Continuamos escravos dos abusos do Fisco, agora assistindo a novela do Coaf

Autor

  • Raul Haidar

    é jornalista e advogado tributarista ex-presidente do Tribunal de Ética e Disciplina da OAB-SP e integrante do Conselho Editorial da revista ConJur.

13 de maio de 2019, 8h00

Spacca
Raul Haidar [Spacca]Este é o samba do crioulo doido: a história de um compositor que durante muitos anos obedeceu o regulamento, e só fez samba sobre a história do Brasil.E tome de inconfidência, abolição, proclamação, Chica da Silva, e o coitado do crioulo tendo que aprender tudo isso para o enredo da escola.Até que no ano passado escolheram um tema complicado: a atual conjuntura. O vigário dos índios Aliou-se a Dom Pedro e acabou com a falseta: da união deles dois ficou resolvida a questão e foi proclamada a escravidão.”
(Sérgio Porto=1923-1968)

A escravidão cantada pelo Sérgio era uma brincadeira. A imposta pela legislação tributária de hoje é trágica. Nossa carga tributária em 1967 era de 20% do PIB, enquanto a atual está em cerca de 37%. Em algumas atividades o vampirismo tributário suga mais de 40% do nosso sangue.

Quem estiver empregado com menos de R$ 3 mil não vê atendidas suas necessidades básicas definidas no artigo 6º da Constituição. Já escrevemos muito sobre isso. Essa situação leva ao vandalismo, à violência e ao crime. Monteiro Lobato escreveu:

A história da civilização cabe dentro da história do fisco. Grandes convulsões sociais, como a revolução francesa, tiveram como verdadeira causa as iniqüidades do fisco.” (Mundo da Lua, página. 206.)

Mas logo após este dia das mães, sigamos o anedotário para rirmos muito com a matéria da capa da Folha de S.Paulo, no ano 99, 32.910: “Pessimismo com a economia marca projeções para 2019”. O mais divertido é o subtítulo: “Bancos reduzem estimativas de crescimento e esperam desempenho em torno de 1%, como nos últimos dois anos.”

O que se diz o maior banco privado do país resolveu ser generoso: oferece desconto de 90% na cobrança da dívida de inadimplente. O presente seria uma maravilha dos céus, não fosse por um pequeno detalhe: a dívida está prescrita e, se levada à justiça, o banco nada receberá e pagará as despesas com o processo.

O que o Tribunal de Justiça de São Paulo homenageou com o título de “Empresa amiga da Justiça” tentou cobrar dívida inexistente e prescrita e, apesar da boa amizade, nada recebeu e nem seu amigos reformaram a sentença.

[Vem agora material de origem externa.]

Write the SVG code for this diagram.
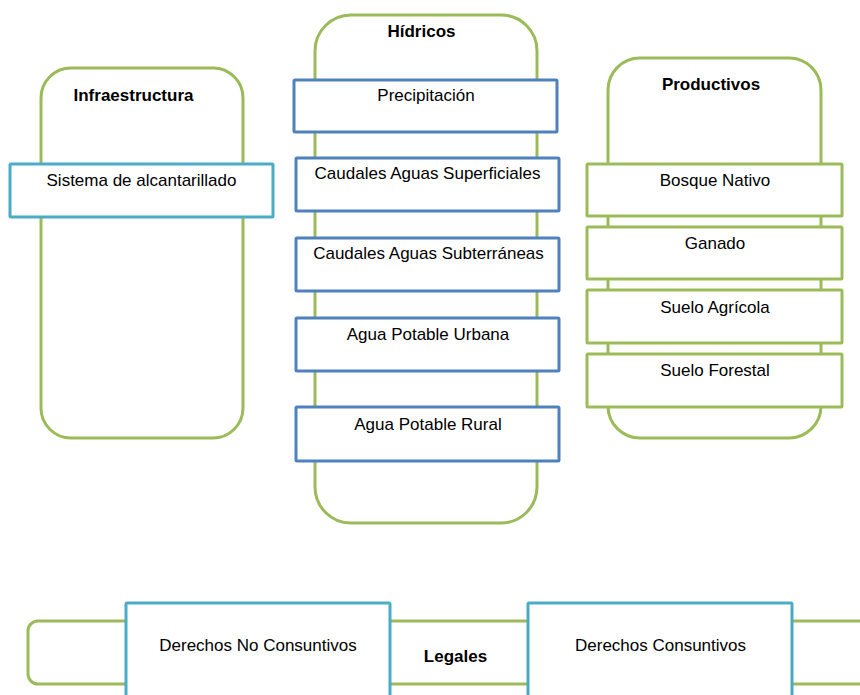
<svg xmlns="http://www.w3.org/2000/svg" width="860" height="695" viewBox="0 0 860 695">
<style>
.grp{fill:#ffffff;stroke:#9bbb59;stroke-width:3}
.bx{fill:#ffffff;stroke-width:3}
.blue{stroke:#4f81bd}
.teal{stroke:#4bacc6}
.green{stroke:#9bbb59}
text{font-family:"Liberation Sans",Arial,sans-serif;font-size:17px;fill:#000000;text-anchor:middle}
.t{font-weight:bold;font-size:17px}
</style>
<rect width="860" height="695" fill="#ffffff"/>
<g id="infraestructura">
<rect class="grp" x="41" y="68" width="202" height="370" rx="30"/>
<text class="t" x="133.5" y="101">Infraestructura</text>
</g>
<g id="hidricos">
<rect class="grp" x="315" y="15" width="222" height="508" rx="36"/>
<text class="t" x="421.5" y="37">Hídricos</text>
</g>
<g id="productivos">
<rect class="grp" x="608" y="58" width="213" height="380" rx="32"/>
<text class="t" x="711" y="90">Productivos</text>
</g>
<g id="legales">
<rect class="grp" x="28" y="621" width="860" height="63" rx="10"/>
<text class="t" x="455.5" y="662">Legales</text>
</g>
<g id="sistema-alcantarillado">
<rect class="bx teal" x="10" y="164" width="263" height="53" rx="1"/>
<text x="141.5" y="186">Sistema de alcantarillado</text>
</g>
<g id="precipitacion">
<rect class="bx blue" x="294" y="80" width="263" height="52" rx="1"/>
<text x="426" y="101">Precipitación</text>
</g>
<g id="caudales-superficiales">
<rect class="bx blue" x="296" y="158" width="263" height="53" rx="1"/>
<text x="427.5" y="179">Caudales Aguas Superficiales</text>
</g>
<g id="caudales-subterraneas">
<rect class="bx blue" x="296" y="238" width="263" height="53" rx="1"/>
<text x="428.5" y="259">Caudales Aguas Subterráneas</text>
</g>
<g id="agua-potable-urbana">
<rect class="bx blue" x="296" y="318" width="263" height="53" rx="1"/>
<text x="428" y="340">Agua Potable Urbana</text>
</g>
<g id="agua-potable-rural">
<rect class="bx blue" x="296" y="407" width="263" height="54" rx="1"/>
<text x="428" y="430">Agua Potable Rural</text>
</g>
<g id="bosque-nativo">
<rect class="bx green" x="587" y="164" width="255" height="52" rx="1"/>
<text x="715" y="186">Bosque Nativo</text>
</g>
<g id="ganado">
<rect class="bx green" x="587" y="227" width="255" height="52" rx="1"/>
<text x="715" y="249">Ganado</text>
</g>
<g id="suelo-agricola">
<rect class="bx green" x="587" y="290" width="255" height="53" rx="1"/>
<text x="715" y="313">Suelo Agrícola</text>
</g>
<g id="suelo-forestal">
<rect class="bx green" x="587" y="354" width="255" height="53" rx="1"/>
<text x="715" y="376">Suelo Forestal</text>
</g>
<g id="derechos-no-consuntivos">
<rect class="bx teal" x="126" y="603" width="264" height="120" rx="1"/>
<text x="258" y="651">Derechos No Consuntivos</text>
</g>
<g id="derechos-consuntivos">
<rect class="bx teal" x="528" y="603" width="264" height="120" rx="1"/>
<text x="660.5" y="651">Derechos Consuntivos</text>
</g>
<g id="connectors"/>
</svg>
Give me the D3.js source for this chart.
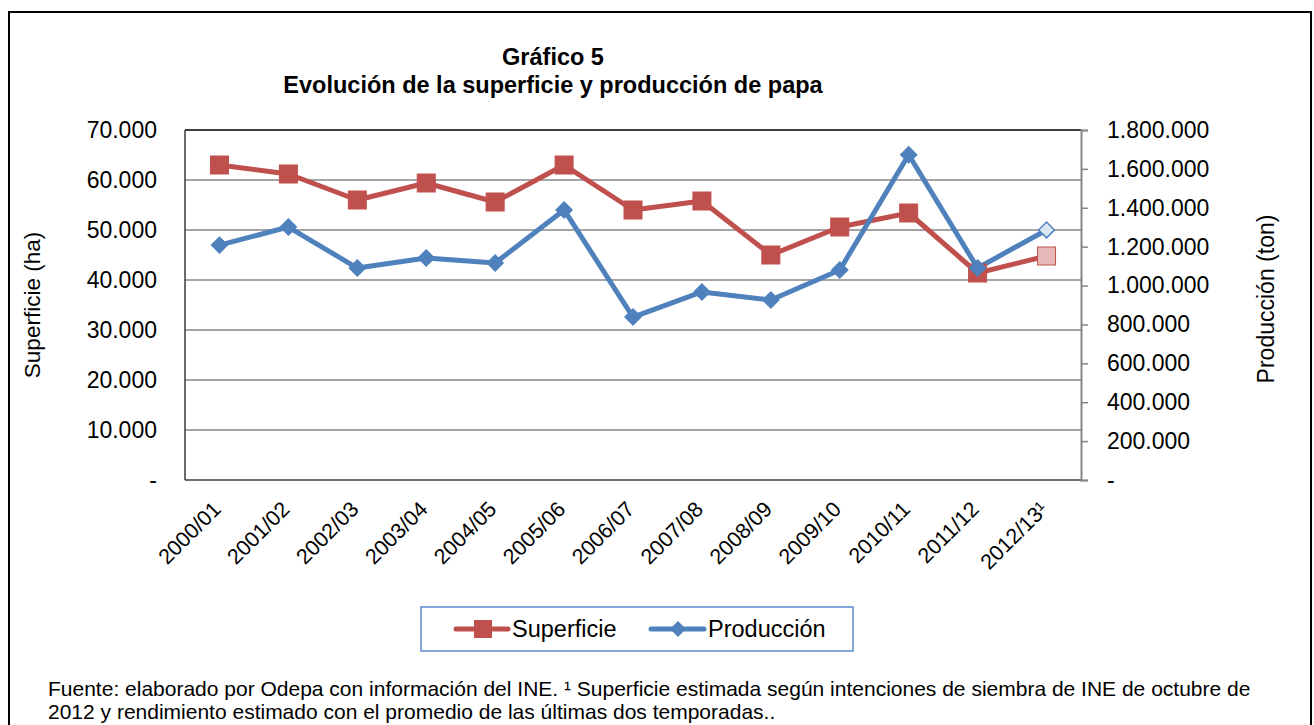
<!DOCTYPE html>
<html>
<head>
<meta charset="utf-8">
<script src="https://cdn.jsdelivr.net/npm/d3@7"></script>
<style>
  body { margin: 0; background: #fff; }
  svg text { font-family: "Liberation Sans", Arial, sans-serif; fill: #000; }
</style>
</head>
<body>
<div id="chart"></div>
<script>
// temporadas
var categories = ["2000/01", "2001/02", "2002/03", "2003/04", "2004/05", "2005/06", "2006/07",
  "2007/08", "2008/09", "2009/10", "2010/11", "2011/12", "2012/13\u00b9"];
// superficie (ha)
var superficie = [63000, 61200, 56000, 59400, 55600, 63000, 54000, 55800, 45000, 50600, 53400, 41400, 44800];
// produccion (ton)
var produccion = [1208000, 1301000, 1090000, 1142000, 1116000, 1389000, 838000, 967000, 926000, 1080000, 1673000, 1090000, 1286000];
var leftTicks = [0, 10000, 20000, 30000, 40000, 50000, 60000, 70000];
var rightTicks = [0, 200000, 400000, 600000, 800000, 1000000, 1200000, 1400000, 1600000, 1800000];

var W = 1314, H = 725;
var RED = "#C0504D", BLUE = "#4F81BD";
var plot = {left: 185, right: 1081, top: 130, bottom: 480};

var loc = d3.formatLocale({decimal: ",", thousands: ".", grouping: [3], currency: ["$", ""]});
var fmt = function(v) { return v === 0 ? "-" : loc.format(",")(v); };

var svg = d3.select("#chart").append("svg")
  .attr("width", W)
  .attr("height", H);

// marco exterior
svg.append("rect")
  .attr("x", 9).attr("y", 12)
  .attr("width", 1302).attr("height", 760)
  .attr("fill", "none")
  .attr("stroke", "#000")
  .attr("stroke-width", 2);

// titulo
svg.append("text")
  .attr("x", 553).attr("y", 65)
  .attr("text-anchor", "middle")
  .style("font-size", "23.5px").style("font-weight", "bold")
  .text("Gráfico 5");
svg.append("text")
  .attr("x", 553).attr("y", 93)
  .attr("text-anchor", "middle")
  .style("font-size", "23.5px").style("font-weight", "bold")
  .text("Evolución de la superficie y producción de papa");

var x = d3.scaleBand().domain(categories).range([plot.left, plot.right]);
var yL = d3.scaleLinear().domain([0, 70000]).range([plot.bottom, plot.top]);
var yR = d3.scaleLinear().domain([0, 1800000]).range([plot.bottom, plot.top]);

// grilla
svg.append("g")
  .selectAll("line")
  .data(leftTicks.slice(1, -1))
  .enter().append("line")
  .attr("x1", plot.left).attr("x2", plot.right)
  .attr("y1", function(d) { return yL(d); })
  .attr("y2", function(d) { return yL(d); })
  .attr("stroke", "#878787")
  .attr("stroke-width", 1.5);

// borde del area
svg.append("line")
  .attr("x1", plot.left).attr("x2", plot.right)
  .attr("y1", plot.top).attr("y2", plot.top)
  .attr("stroke", "#000").attr("stroke-width", 1.5);
svg.append("line")
  .attr("x1", plot.left).attr("x2", plot.right)
  .attr("y1", plot.bottom).attr("y2", plot.bottom)
  .attr("stroke", "#6e6e6e").attr("stroke-width", 2);
svg.append("line")
  .attr("x1", plot.left).attr("x2", plot.left)
  .attr("y1", plot.top).attr("y2", plot.bottom)
  .attr("stroke", "#3a3a3a").attr("stroke-width", 1.5);

// eje izquierdo (solo etiquetas)
svg.append("g")
  .selectAll("text")
  .data(leftTicks)
  .enter().append("text")
  .attr("x", 157)
  .attr("y", function(d) { return yL(d); })
  .attr("dy", "0.35em")
  .attr("text-anchor", "end")
  .style("font-size", "23px")
  .text(fmt);

// eje derecho
var axisR = svg.append("g")
  .attr("transform", "translate(" + plot.right + ",0)")
  .call(d3.axisRight(yR).tickValues(rightTicks).tickFormat(fmt).tickSize(7).tickPadding(19));
axisR.select(".domain").attr("stroke", "#868686").attr("stroke-width", 2);
axisR.selectAll(".tick line").attr("stroke", "#868686").attr("stroke-width", 1.5);
axisR.selectAll(".tick text")
  .style("font-size", "23px")
  .style("font-family", "'Liberation Sans', Arial, sans-serif")
  .attr("fill", "#000");

// etiquetas categorias
svg.append("g")
  .selectAll("text")
  .data(categories)
  .enter().append("text")
  .attr("transform", function(d) {
    return "translate(" + (x(d) + x.bandwidth() / 2 - 8) + "," + (plot.bottom + 20) + ") rotate(-45)";
  })
  .attr("text-anchor", "end")
  .attr("dy", "0.7em")
  .style("font-size", "21.5px")
  .text(function(d) { return d; });

// titulos de eje
svg.append("text")
  .attr("transform", "translate(40,305) rotate(-90)")
  .attr("text-anchor", "middle")
  .style("font-size", "22.5px")
  .text("Superficie (ha)");
svg.append("text")
  .attr("transform", "translate(1274,299) rotate(-90)")
  .attr("text-anchor", "middle")
  .style("font-size", "23px")
  .text("Producción (ton)");

var cx = function(d, i) { return x(categories[i]) + x.bandwidth() / 2; };
var lastIdx = categories.length - 1;

// linea superficie
svg.append("path")
  .datum(superficie)
  .attr("fill", "none")
  .attr("stroke", RED)
  .attr("stroke-width", 5)
  .attr("stroke-linejoin", "round")
  .attr("d", d3.line().x(cx).y(function(d) { return yL(d); }));

// linea produccion
svg.append("path")
  .datum(produccion)
  .attr("fill", "none")
  .attr("stroke", BLUE)
  .attr("stroke-width", 5)
  .attr("stroke-linejoin", "round")
  .attr("d", d3.line().x(cx).y(function(d) { return yR(d); }));

// marcadores superficie
svg.append("g")
  .selectAll("rect")
  .data(superficie)
  .enter().append("rect")
  .attr("x", function(d, i) { return cx(d, i) - 9; })
  .attr("y", function(d) { return yL(d) - 9; })
  .attr("width", 18).attr("height", 18)
  .attr("fill", function(d, i) { return i === lastIdx ? "#E6B9B8" : RED; })
  .attr("stroke", RED)
  .attr("stroke-width", 1);

// marcadores produccion
var diamond = d3.symbol().type(d3.symbolDiamond2).size(160);
svg.append("g")
  .selectAll("path")
  .data(produccion)
  .enter().append("path")
  .attr("d", diamond)
  .attr("transform", function(d, i) { return "translate(" + cx(d, i) + "," + yR(d) + ")"; })
  .attr("fill", function(d, i) { return i === lastIdx ? "#DCE6F2" : BLUE; })
  .attr("stroke", BLUE)
  .attr("stroke-width", 1.5);

// leyenda
var lg = svg.append("g");
lg.append("rect")
  .attr("x", 421).attr("y", 607)
  .attr("width", 432).attr("height", 44)
  .attr("fill", "#fff")
  .attr("stroke", "#5B8BD0")
  .attr("stroke-width", 1.5);
lg.append("line")
  .attr("x1", 456).attr("x2", 508).attr("y1", 629).attr("y2", 629)
  .attr("stroke", RED).attr("stroke-width", 5).attr("stroke-linecap", "round");
lg.append("rect")
  .attr("x", 474).attr("y", 620).attr("width", 18).attr("height", 18)
  .attr("fill", RED);
lg.append("text")
  .attr("x", 512).attr("y", 629).attr("dy", "0.35em")
  .style("font-size", "23.5px")
  .text("Superficie");
lg.append("line")
  .attr("x1", 651).attr("x2", 704).attr("y1", 629).attr("y2", 629)
  .attr("stroke", BLUE).attr("stroke-width", 5).attr("stroke-linecap", "round");
lg.append("path")
  .attr("d", diamond)
  .attr("transform", "translate(678,629)")
  .attr("fill", BLUE);
lg.append("text")
  .attr("x", 708).attr("y", 629).attr("dy", "0.35em")
  .style("font-size", "23.5px")
  .text("Producción");

// nota
svg.append("text")
  .attr("x", 48).attr("y", 696)
  .style("font-size", "21px")
  .text("Fuente: elaborado por Odepa con información del INE. \u00b9 Superficie estimada según intenciones de siembra de INE de octubre de");
svg.append("text")
  .attr("x", 48).attr("y", 719)
  .style("font-size", "21px")
  .text("2012 y rendimiento estimado con el promedio de las últimas dos temporadas..");
</script>
</body>
</html>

Talvez o pessimismo dos bancos seja em função de serem obrigados a cobrar juros próximos da realidade. Os juros do cheque especial estão em média perto de 14% ao mês. A taxa Selic, que deve ser aplicada à dívida tributária, é por um ano inteiro menos da metade disso: cerca de 6,5%.

Os juros bancários são vergonhosamente altos. Pelo que se sabe, milhões de pessoas entram no cheque especial em momentos de dificuldade. Isso não é atividade bancária: é assalto! O cadastro positivo é uma boa chance para reduzir a violência. Talvez isso explique fechar agências em imóveis alugados e despedir funcionários. Um ex-gerente de banco está sobrevivendo de motorista de táxi, outro é de Uber. Um terceiro abriu uma lanchonete.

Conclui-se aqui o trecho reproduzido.